Dans l’exécution fougueuse et saccadée de Van Gogh, dans ses recherches d’éclat et ses violences de ton, je trouve tout ce qui séduit les jeunes tachistes, et la raison pourquoi ils se contentent de flaques de couleur pure ou de quelques zébrures. Ils admirent son attitude agressive en face de la nature, sa vision anormale, exaspérée, mais vraiment lyrique des choses : son scrupule de tout dire ce qu’il sent, l’insistance avec laquelle il affirme les mouvements les plus capricieux de sa sensibilité — et par quels moyens rudimentaires ! par un trait furieux, par le relief énorme d’un empâtement. Il y a chez lui cette mauvaise manière d’attaquer la toile que les derniers romantiques considéraient comme un signe de génie ; voyez la lourde charge que Zola a faite dans l’Œuvre de ce type de peintre. Chez ce mystique, ce raffiné, ce poète, l’influence niaise et triviale du naturalisme a laissé des traces, que j’aperçois encore dans la génération qui vient. Le mot de tempérament avec tout ce qu’il comporte de bestialité conserve son prestige. Van Gogh, enfin, a déterminé chez les jeunes une rechute de romantisme…

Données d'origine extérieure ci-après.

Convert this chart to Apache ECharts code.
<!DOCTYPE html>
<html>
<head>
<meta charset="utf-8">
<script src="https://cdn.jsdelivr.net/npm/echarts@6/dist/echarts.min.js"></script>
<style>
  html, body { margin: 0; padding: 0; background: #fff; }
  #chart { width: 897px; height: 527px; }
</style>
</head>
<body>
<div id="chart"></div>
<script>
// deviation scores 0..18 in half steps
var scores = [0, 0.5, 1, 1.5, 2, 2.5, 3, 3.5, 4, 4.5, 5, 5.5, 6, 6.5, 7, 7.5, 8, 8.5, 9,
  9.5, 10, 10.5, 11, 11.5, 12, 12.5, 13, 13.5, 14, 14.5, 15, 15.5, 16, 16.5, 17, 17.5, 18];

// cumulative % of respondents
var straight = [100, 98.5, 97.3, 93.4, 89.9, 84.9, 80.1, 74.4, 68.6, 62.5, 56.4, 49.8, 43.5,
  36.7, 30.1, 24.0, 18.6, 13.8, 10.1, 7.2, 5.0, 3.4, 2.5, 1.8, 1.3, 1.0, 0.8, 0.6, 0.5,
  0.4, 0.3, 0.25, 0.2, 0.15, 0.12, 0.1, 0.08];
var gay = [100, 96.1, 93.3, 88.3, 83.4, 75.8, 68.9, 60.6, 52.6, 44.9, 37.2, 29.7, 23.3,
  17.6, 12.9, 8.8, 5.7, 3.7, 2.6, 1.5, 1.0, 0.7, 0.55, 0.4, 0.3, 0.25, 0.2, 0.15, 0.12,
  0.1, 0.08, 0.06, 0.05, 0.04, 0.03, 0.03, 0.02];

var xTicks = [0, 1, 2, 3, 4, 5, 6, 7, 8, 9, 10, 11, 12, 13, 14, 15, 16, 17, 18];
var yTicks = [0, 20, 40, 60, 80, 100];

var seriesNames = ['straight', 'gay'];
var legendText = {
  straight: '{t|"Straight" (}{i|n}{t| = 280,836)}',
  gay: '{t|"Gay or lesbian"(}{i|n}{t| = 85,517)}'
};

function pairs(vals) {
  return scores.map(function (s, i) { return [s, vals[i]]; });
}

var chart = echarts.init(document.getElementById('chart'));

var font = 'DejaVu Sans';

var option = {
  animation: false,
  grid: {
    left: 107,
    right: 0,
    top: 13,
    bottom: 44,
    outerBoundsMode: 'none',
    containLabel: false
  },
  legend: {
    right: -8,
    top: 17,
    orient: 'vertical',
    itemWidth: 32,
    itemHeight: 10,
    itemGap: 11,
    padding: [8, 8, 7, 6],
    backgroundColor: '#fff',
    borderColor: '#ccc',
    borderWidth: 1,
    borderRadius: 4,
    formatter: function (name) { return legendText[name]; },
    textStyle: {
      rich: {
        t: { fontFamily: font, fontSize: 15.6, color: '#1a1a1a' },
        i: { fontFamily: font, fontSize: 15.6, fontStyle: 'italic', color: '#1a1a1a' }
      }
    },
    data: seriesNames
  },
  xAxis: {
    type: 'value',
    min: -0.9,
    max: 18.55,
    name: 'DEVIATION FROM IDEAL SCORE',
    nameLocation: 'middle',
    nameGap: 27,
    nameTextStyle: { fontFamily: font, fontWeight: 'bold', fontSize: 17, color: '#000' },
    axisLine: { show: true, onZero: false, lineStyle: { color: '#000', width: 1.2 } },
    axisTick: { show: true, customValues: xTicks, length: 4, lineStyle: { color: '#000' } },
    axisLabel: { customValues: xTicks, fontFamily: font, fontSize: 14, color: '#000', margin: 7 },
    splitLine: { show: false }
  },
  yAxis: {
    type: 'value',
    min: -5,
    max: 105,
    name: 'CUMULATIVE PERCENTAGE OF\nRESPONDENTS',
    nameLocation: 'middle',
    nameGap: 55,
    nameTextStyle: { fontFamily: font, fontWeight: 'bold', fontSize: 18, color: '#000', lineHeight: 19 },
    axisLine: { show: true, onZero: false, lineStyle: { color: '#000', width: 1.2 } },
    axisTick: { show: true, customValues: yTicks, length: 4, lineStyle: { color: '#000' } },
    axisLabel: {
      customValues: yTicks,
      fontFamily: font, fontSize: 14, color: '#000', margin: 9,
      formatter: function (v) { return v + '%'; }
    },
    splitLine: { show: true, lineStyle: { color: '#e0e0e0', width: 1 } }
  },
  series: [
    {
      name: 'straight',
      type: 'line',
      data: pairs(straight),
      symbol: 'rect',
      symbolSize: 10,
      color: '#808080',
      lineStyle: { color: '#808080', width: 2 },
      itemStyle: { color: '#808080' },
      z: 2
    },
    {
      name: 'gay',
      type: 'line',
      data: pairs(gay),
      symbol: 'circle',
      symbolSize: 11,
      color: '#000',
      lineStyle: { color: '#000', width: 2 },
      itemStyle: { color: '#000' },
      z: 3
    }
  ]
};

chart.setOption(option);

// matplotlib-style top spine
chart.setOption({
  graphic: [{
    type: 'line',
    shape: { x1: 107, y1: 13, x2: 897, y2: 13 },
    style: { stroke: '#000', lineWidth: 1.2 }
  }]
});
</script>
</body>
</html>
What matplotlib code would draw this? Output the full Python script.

J’ai devant moi un beau portrait de Vincent par lui-même. Les yeux verts, la barbe et les cheveux rouges dans une face blême fièrement construite. Le fond où se voit une estampe japonaise compte peu. C’est une étude ; mais une étude réfléchie, préméditée. J’y vois les tares que je viens de signaler mais aussi une expression de vie et de vérité intense. Le tragique de ce visage synthétisé avec un rare bonheur par quelques traits énergiques et quelques tons plaqués, l’indication sommaire mais définitive de l’essentiel du sujet, l’émotion qui vibre dans cette ébauche d’un vrai peintre, tout cela fait de cette esquisse une œuvre du plus grand style.